Emission and Absorption of Radiation
EM Wave
We can consider an atom in the EM wave as under a sinusoidal electric field \begin{equation} \vec E = E_0 \cos(\omega t)\hat k \end{equation} The Hamiltonian perturbation is \begin{equation} H’=-qE_0 z\cos(\omega t) \end{equation} We have \begin{equation} H’_{ba} = -R E_0 z\cos(\omega t) \text{, where} R=q\langle \psi_b |z|\psi_a \rangle \end{equation} So the transition probability can be written from equation \eqref{9.28} with \(V_{ba} = -RE_0\)

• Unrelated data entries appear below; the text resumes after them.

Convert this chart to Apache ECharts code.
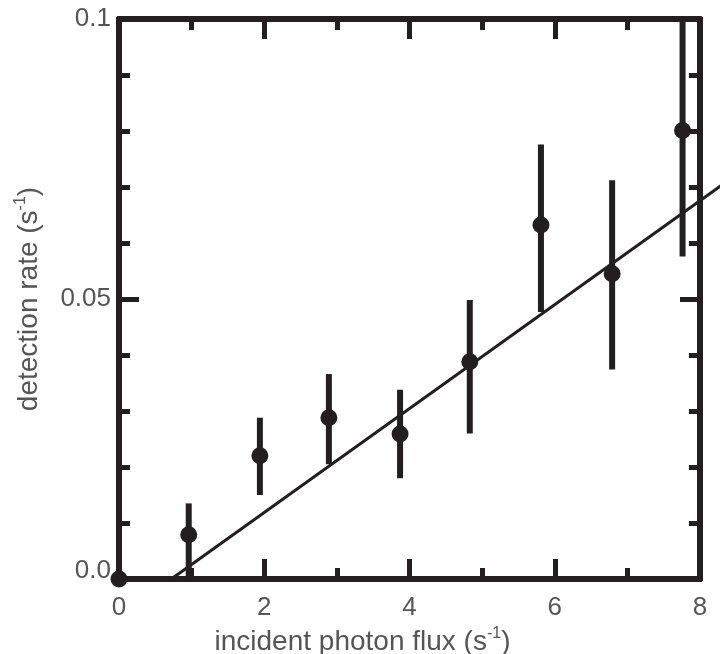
<!DOCTYPE html>
<html>
<head>
<meta charset="utf-8">
<script src="https://cdn.jsdelivr.net/npm/echarts@6/dist/echarts.min.js"></script>
<style>
  html, body {margin: 0; padding: 0; background: #fff;}
  #chart {width: 720px; height: 654px;}
</style>
</head>
<body>
<div id="chart"></div>
<script>
// measured points: flux, rate, error bar low / high
var flux = [0, 0.96, 1.94, 2.89, 3.87, 4.83, 5.81, 6.79, 7.76];
var rate = [0, 0.0079, 0.0220, 0.0288, 0.0259, 0.0388, 0.0632, 0.0545, 0.0801];
var errLow = [null, 0.0, 0.0150, 0.0205, 0.0180, 0.0260, 0.0477, 0.0374, 0.0576];
var errHigh = [null, 0.0135, 0.0288, 0.0366, 0.0338, 0.0498, 0.0776, 0.0712, 0.1];

// fitted line, drawn past the frame on the right
var fitX = [0.72, 8.35];
var fitY = [0, 0.0708];

var xTicks = [0, 2, 4, 6, 8];
var yTickLabels = {0: '0.0', 0.05: '0.05', 0.1: '0.1'};

var ink = '#231f20';
var textGray = '#555555';
var font = 'Liberation Sans, Arial';

var points = flux.map(function (x, i) { return [x, rate[i]]; });
var bars = [];
flux.forEach(function (x, i) {
    if (errLow[i] !== null) bars.push([x, errLow[i], errHigh[i]]);
});
var fitSeg = [[fitX[0], fitY[0], fitX[1], fitY[1]]];

var myChart = echarts.init(document.getElementById('chart'));

var frameLine = {show: true, onZero: false, lineStyle: {color: ink, width: 6}};
var majorTick = {show: true, inside: true, length: 20, lineStyle: {color: ink, width: 5}};
var xMinor = {show: true, splitNumber: 2, length: 11, lineStyle: {color: ink, width: 5}};
var yMinor = {show: true, splitNumber: 5, length: 11, lineStyle: {color: ink, width: 5}};

myChart.setOption({
    animation: false,
    grid: {left: 119, right: 20, top: 19, bottom: 75, containLabel: false, outerBoundsMode: 'none'},
    xAxis: [
        {
            type: 'value',
            min: 0, max: 8, interval: 2,
            axisLine: frameLine,
            axisTick: majorTick,
            minorTick: xMinor,
            splitLine: {show: false},
            axisLabel: {
                color: textGray, fontSize: 26, fontFamily: font, margin: 16,
                formatter: function (v) { return xTicks.indexOf(v) >= 0 ? String(v) : ''; }
            },
            name: 'incident photon flux (s{sup|-1})',
            nameLocation: 'middle',
            nameGap: 42,
            nameTextStyle: {
                color: textGray, fontSize: 28, fontFamily: font,
                lineHeight: 32, padding: [0, 94, 0, 0],
                rich: {sup: {fontSize: 16, lineHeight: 16, verticalAlign: 'top', color: textGray, fontFamily: font}}
            }
        },
        {
            type: 'value', position: 'top',
            min: 0, max: 8, interval: 2,
            axisLine: frameLine,
            axisTick: majorTick,
            minorTick: xMinor,
            axisLabel: {show: false},
            splitLine: {show: false}
        }
    ],
    yAxis: [
        {
            type: 'value',
            min: 0, max: 0.1, interval: 0.05,
            axisLine: frameLine,
            axisTick: majorTick,
            minorTick: yMinor,
            splitLine: {show: false},
            axisLabel: {
                color: textGray, fontSize: 26, fontFamily: font, margin: 8,
                formatter: function (v) {
                    var key = Math.round(v * 100) / 100;
                    var s = yTickLabels[key] || '';
                    return key === 0 ? '{lo|' + s + '}' : s;
                },
                rich: {lo: {color: textGray, fontSize: 26, fontFamily: font, padding: [0, 0, 16, 0]}}
            },
            name: 'detection rate (s{sup|-1})',
            nameLocation: 'middle',
            nameGap: 74,
            nameTextStyle: {
                color: textGray, fontSize: 28, fontFamily: font,
                lineHeight: 32,
                rich: {sup: {fontSize: 16, lineHeight: 16, verticalAlign: 'top', color: textGray, fontFamily: font}}
            }
        },
        {
            type: 'value', position: 'right',
            min: 0, max: 0.1, interval: 0.05,
            axisLine: frameLine,
            axisTick: majorTick,
            minorTick: yMinor,
            axisLabel: {show: false},
            splitLine: {show: false}
        }
    ],
    series: [
        {
            // fit line as a custom segment so it can run past the frame
            type: 'custom',
            data: fitSeg,
            clip: false,
            z: 2,
            renderItem: function (params, api) {
                var a = api.coord([api.value(0), api.value(1)]);
                var b = api.coord([api.value(2), api.value(3)]);
                return {
                    type: 'line',
                    shape: {x1: a[0], y1: a[1], x2: b[0], y2: b[1]},
                    style: {stroke: ink, lineWidth: 3}
                };
            }
        },
        {
            type: 'custom',
            data: bars,
            clip: false,
            z: 3,
            renderItem: function (params, api) {
                var x = api.value(0);
                var lo = api.coord([x, api.value(1)]);
                var hi = api.coord([x, api.value(2)]);
                return {
                    type: 'line',
                    shape: {x1: lo[0], y1: lo[1], x2: hi[0], y2: hi[1]},
                    style: {stroke: ink, lineWidth: 6}
                };
            }
        },
        {
            type: 'scatter',
            data: points,
            symbol: 'circle',
            symbolSize: 17,
            clip: false,
            itemStyle: {color: ink, opacity: 1},
            z: 4
        }
    ]
});
</script>
</body>
</html>
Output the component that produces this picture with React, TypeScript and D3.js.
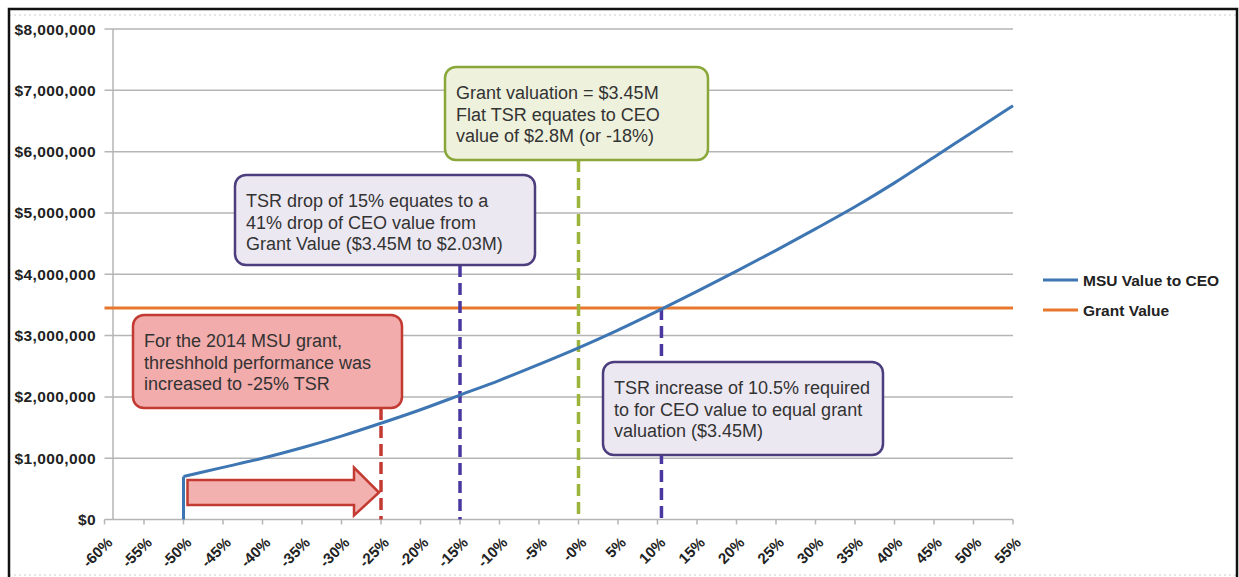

Absorption, Stimulated Emission and Spontaneous Emission
Temperarily skiped.
Incoherence Perturbation
The energy density of EM wave: \begin{equation} u=\frac{\epsilon_0}{2}E_0^2 \end{equation} Thus transition probability is directly proportional to energy density. But this is only correct to single frequency. In practice, the \(u \to \rho(\omega)d\omega\). We can substitute \(\rho(\omega)\) with \(\rho(\omega_0)\), making the result in integral form: \begin{equation} P_{b\to a}(t)=\frac{2}{\epsilon_0 \hbar^2}|R|^2 \rho(\omega_0) \int_0^{\infty} \lbrace \frac{\sin^2 [(\omega_0-\omega)t/2]}{(\omega_0-\omega)^2} \rbrace d\omega \end{equation} After substitution and expansion of integral range, we obetan \begin{equation} P_{b\to a}(t) \approx \frac{\pi |R|^2}{\epsilon_0 \hbar^2}\rho(\omega_0) t. \end{equation} If we consider incident waves from all directions and contribute equally to \(\rho(\omega)\), we need to substitute \(|R|^2\) with \(|\vec R \cdot \hat n|^2_{avg}=\frac{1}{3}|R|^2\) We can obtain the average value \(|\vec R \cdot \hat n|^2_{avg}\) by spherical coordinate integral. So, under incoherence light from all directions, the stimulated transition speed from b to a is: \begin{equation} \label{9.47} R_{b\to a}(t)=\frac{\pi}{3\epsilon_0 \hbar^2}|\vec R|^2 \rho(\omega_0) \end{equation}
Spontaneous Emission
Einstein’s Constants of Emission and Absorption
As the stimulated emission speed and absorption speed are proportional to EM field energy density, we can get the result with Boltzman distribution and Planck distribution: \begin{equation} B_{ab}=B_{ba} \end{equation} \begin{equation} A=\frac{\omega_0^3 \hbar}{\pi^2 c^3}B_{ba} \end{equation} where \(B_{ab}\) and \(B_{ba}\) are absoprtion and stimulated emission constant, and \(A\) is spontaneous emission constant. From equation\eqref{9.47} we know: \begin{equation} B_{ba} = \frac{\pi}{3\epsilon_0\hbar^2}|\vec R|^2 \end{equation} So the spontaneous emission speed is \begin{equation} A=\frac{\omega_0^3|\vec R|^2}{3\pi\epsilon_0 \hbar c^3}. \end{equation}
Life Time of Stimulated State
The number of stimulated particle would decrease by exponential function: \begin{equation} N_b(t)=N_b(0)e^{-At} \end{equation} The time constant: \begin{equation} \tau = \frac{1}{A} \end{equation} is the life time of state.